Someone who plays the party dictator when nothing is at stake may just be practicing for the moment when everything hangs in the balance. And if Congress is willing to tolerate such infringements of the Constitution when there’s nothing to fear, what must we expect if and when some catastrophe calls for armed forces in the streets, and the prerogatives of disaster arm executive whims with raw power to do things far more threatening than the partisan rearrangement of the bureaucracy?
Let’s not pretend that we live in times when such events are at all unlikely to occur. On the contrary, the last terror attack hit upon our soil in a time of relative prosperity. If the next one wrenches us in the midst of an economic depression, will the twin demons of fear and economic misery leave people with much heart for liberty? Or will it seem a pointless distraction from the imperatives of survival. Such times call for a leader whose heart will be the repository of America’s love of freedom, keeping the flame alive in spite of all. But human history suggests that they are more likely to spawn leaders that seize the opportunity to do what their ambition, their ideology, or their resentful disposition has inclined them to do all along: seize the day; seize the power; and use that power to snuff out the flame of liberty, and scatter its dying embers.

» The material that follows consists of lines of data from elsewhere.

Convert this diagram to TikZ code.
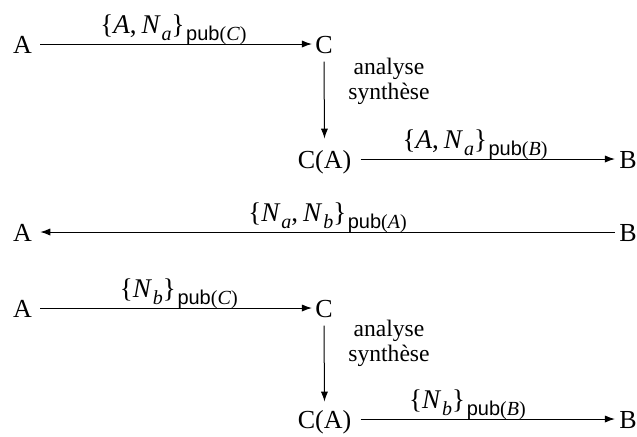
\documentclass[tikz,border=0pt]{standalone}
\usepackage{fontspec}
\setmainfont{Liberation Serif}
\setsansfont{Liberation Sans}
\usetikzlibrary{arrows.meta}
\newcommand\vi[1]{\textit{#1}\/}
\newcommand\subs[1]{\raisebox{-0.26em}{\fontsize{10}{11}\selectfont #1}}
\newcommand\pubk[1]{\kern0.8pt\subs{\sffamily pub\rmfamily(\textit{#1}\/)}}
\newcommand\nonce[1]{\textit{N}\kern0.4pt\subs{\textit{#1}}}
\newcommand\cm{,\kern2.5pt}
\begin{document}
\begin{tikzpicture}[x=0.5pt,y=-0.5pt,
  font=\fontsize{13}{15}\selectfont,
  agent/.style={inner sep=0pt, anchor=base},
  msgarrow/.style={-{Latex[length=5pt,width=3.6pt]}, line width=0.5pt},
  msglabel/.style={font=\fontsize{13.5}{15}\selectfont, anchor=base, inner sep=0pt, yshift=5.3pt},
  note/.style={align=center, font=\fontsize{11.8}{12.5}\selectfont}]
\useasboundingbox (0,0) rectangle (637,436);
% row 1
\node[agent] (a1) at (22.5,53) {A};
\node[agent] (c1) at (324,53) {C};
\node[agent] (ca1) at (324.5,168) {C(A)};
\node[agent] (b1) at (628,168) {B};
% row 2
\node[agent] (a2) at (22.5,241) {A};
\node[agent] (b2) at (628,241) {B};
% row 3
\node[agent] (a3) at (22.5,317) {A};
\node[agent] (c3) at (324,317) {C};
\node[agent] (ca3) at (324.5,428) {C(A)};
\node[agent] (b3) at (628,428) {B};
% arrows
\draw[msgarrow] ([xshift=4pt,yshift=4.5pt]a1.base east) -- node[msglabel, pos=0.49] {\{\vi{A}\cm\nonce{a}\}\pubk{C}} ([xshift=-1.5pt,yshift=4.5pt]c1.base west);
\draw[msgarrow] ([yshift=-4pt]c1.south) -- ([yshift=5.5pt]ca1.north);
\node[note] (n1) at (389,81) {analyse\\synthèse};
\draw[msgarrow] ([xshift=4.5pt,yshift=4.5pt]ca1.base east) -- node[msglabel, pos=0.45] {\{\vi{A}\cm\nonce{a}\}\pubk{B}} ([xshift=-2pt,yshift=4.5pt]b1.base west);
\draw[msgarrow] ([xshift=-2pt,yshift=4.5pt]b2.base west) -- node[msglabel, pos=0.5] {\{\nonce{a}\cm\nonce{b}\}\pubk{A}} ([xshift=4pt,yshift=4.5pt]a2.base east);
\draw[msgarrow] ([xshift=4pt,yshift=4.5pt]a3.base east) -- node[msglabel, pos=0.51] {\{\nonce{b}\}\pubk{C}} ([xshift=-1.5pt,yshift=4.5pt]c3.base west);
\draw[msgarrow] ([yshift=-4pt]c3.south) -- ([yshift=4pt]ca3.north);
\node[note] (n3) at (389,343) {analyse\\synthèse};
\draw[msgarrow] ([xshift=4.5pt,yshift=4.5pt]ca3.base east) -- node[msglabel, pos=0.42] {\{\nonce{b}\}\pubk{B}} ([xshift=-2pt,yshift=4.5pt]b3.base west);
\end{tikzpicture}
\end{document}
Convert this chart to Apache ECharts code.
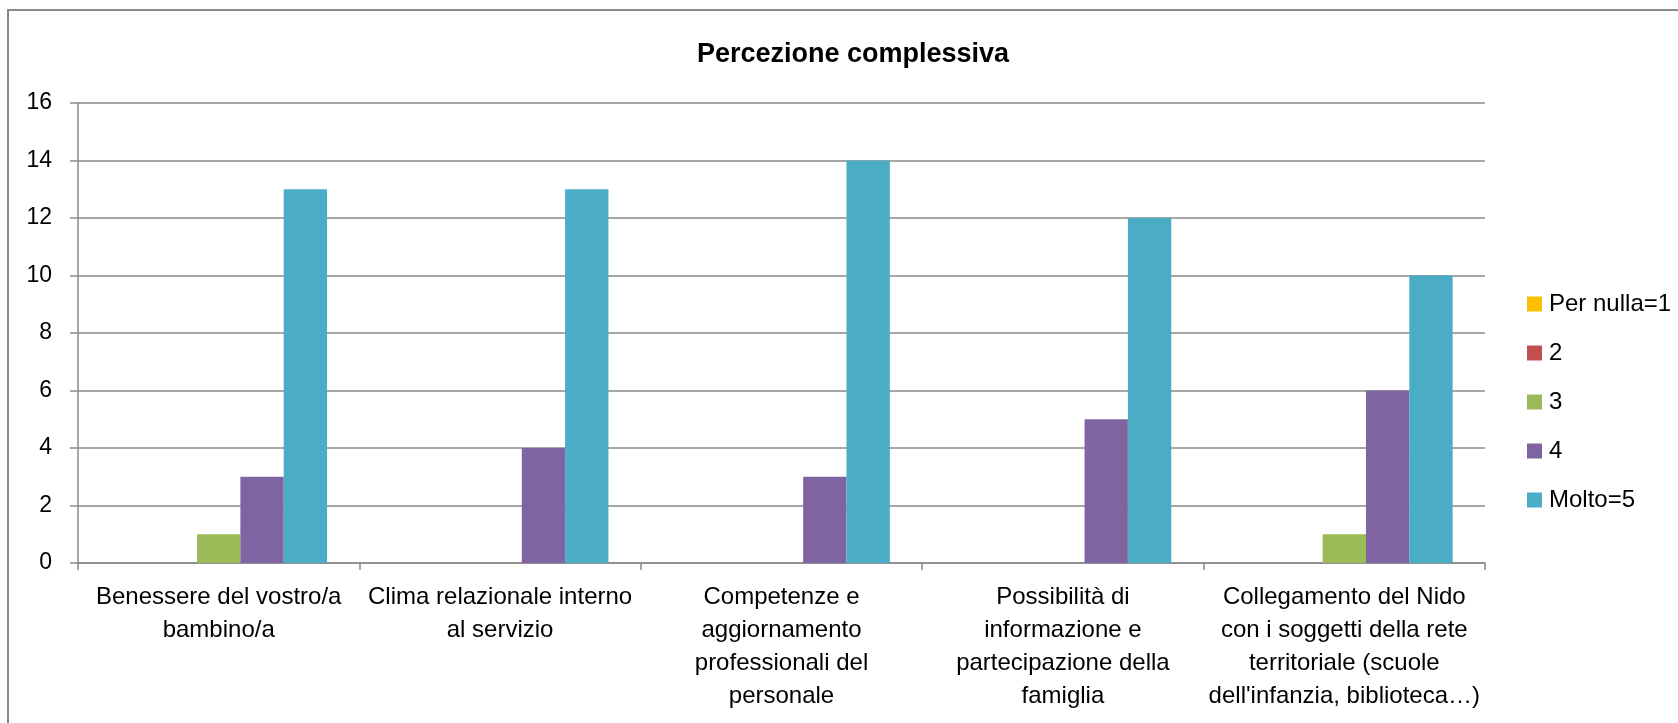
<!DOCTYPE html>
<html>
<head>
<meta charset="utf-8">
<script src="https://cdn.jsdelivr.net/npm/echarts@6/dist/echarts.min.js"></script>
<style>
  html, body { margin: 0; padding: 0; background: #fff; }
  #chart { width: 1678px; height: 723px; }
</style>
</head>
<body>
<div id="chart"></div>
<script>
// categorie (a capo come nel grafico originale)
var categories = [
  "Benessere del vostro/a\nbambino/a",
  "Clima relazionale interno\nal servizio",
  "Competenze e\naggiornamento\nprofessionali del\npersonale",
  "Possibilità di\ninformazione e\npartecipazione della\nfamiglia",
  "Collegamento del Nido\ncon i soggetti della rete\nterritoriale (scuole\ndell'infanzia, biblioteca…)"
];
var seriesNames = ["Per nulla=1", "2", "3", "4", "Molto=5"];
var val1 = [0, 0, 0, 0, 0];
var val2 = [0, 0, 0, 0, 0];
var val3 = [1, 0, 0, 0, 1];
var val4 = [3, 4, 3, 5, 6];
var val5 = [13, 13, 14, 12, 10];
var yTicks = [0, 2, 4, 6, 8, 10, 12, 14, 16];

var colors = ["#FFC000", "#C0504D", "#9BBB59", "#8064A2", "#4BACC6"];
var font = "'Liberation Sans', Arial, sans-serif";
var gridColor = "#8a8a8a";

var myChart = echarts.init(document.getElementById("chart"));

var allValues = [val1, val2, val3, val4, val5];
var series = seriesNames.map(function (name, i) {
  return {
    name: name,
    type: "bar",
    data: allValues[i],
    barGap: 0,
    barCategoryGap: "23%",
    itemStyle: { color: colors[i] }
  };
});

var option = {
  animation: false,
  color: colors,
  textStyle: { fontFamily: font },
  title: {
    text: "Percezione complessiva",
    left: 853,
    top: 41,
    padding: 0,
    textAlign: "center",
    textStyle: { fontFamily: font, fontSize: 27, fontWeight: "bold", color: "#000" }
  },
  legend: {
    orient: "vertical",
    left: 1527,
    top: 292,
    padding: 0,
    icon: "rect",
    itemWidth: 15,
    itemHeight: 15,
    itemGap: 25,
    textStyle: { fontFamily: font, fontSize: 24, color: "#000", padding: [0, 0, 0, 2] },
    data: seriesNames
  },
  grid: {
    left: 78,
    right: 193,
    top: 103,
    bottom: 160,
    containLabel: false
  },
  xAxis: {
    type: "category",
    data: categories,
    boundaryGap: true,
    axisLine: { show: true, lineStyle: { color: gridColor, width: 1.5 } },
    axisTick: { show: true, length: 7, lineStyle: { color: gridColor, width: 1.5 } },
    axisLabel: {
      interval: 0,
      margin: 18,
      fontFamily: font,
      fontSize: 24,
      lineHeight: 33,
      color: "#000",
      align: "center"
    }
  },
  yAxis: {
    type: "value",
    min: yTicks[0],
    max: yTicks[yTicks.length - 1],
    interval: 2,
    axisLine: { show: true, lineStyle: { color: gridColor, width: 1.5 } },
    axisTick: { show: true, length: 8, lineStyle: { color: gridColor, width: 1.5 } },
    axisLabel: { margin: 26, fontFamily: font, fontSize: 23, color: "#000" },
    splitLine: { show: true, lineStyle: { color: gridColor, width: 1.5 } }
  },
  graphic: [
    {
      type: "rect",
      shape: { x: 8, y: 10, width: 2000, height: 2000 },
      style: { fill: null, stroke: "#8a8a8a", lineWidth: 2 },
      z: -1
    }
  ],
  series: series
};

myChart.setOption(option);
</script>
</body>
</html>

I know that there are some Americans so far gone that they look without concern upon the prospect of such despotism. For them, the so-called economic stimulus boondoggle is like the distribution of money a new Roman Caesar would make to woo the support and loyalty of the Praetorians and the Roman rabble. Like such Romans, they are doubtless the ones who will gladly serve as servile henchman of despotic ambition, as it works to cow, seduce and subdue the rest of us. But are they so many that the little harbingers of tyranny, carried upon the winds of so-called change, have no audience capable of understanding and responding to their significance?
Are there no Americans left willing to see with an eye jealous of our freedom, and stand, with hardy, God struck spirits upon the rights He has designed for us?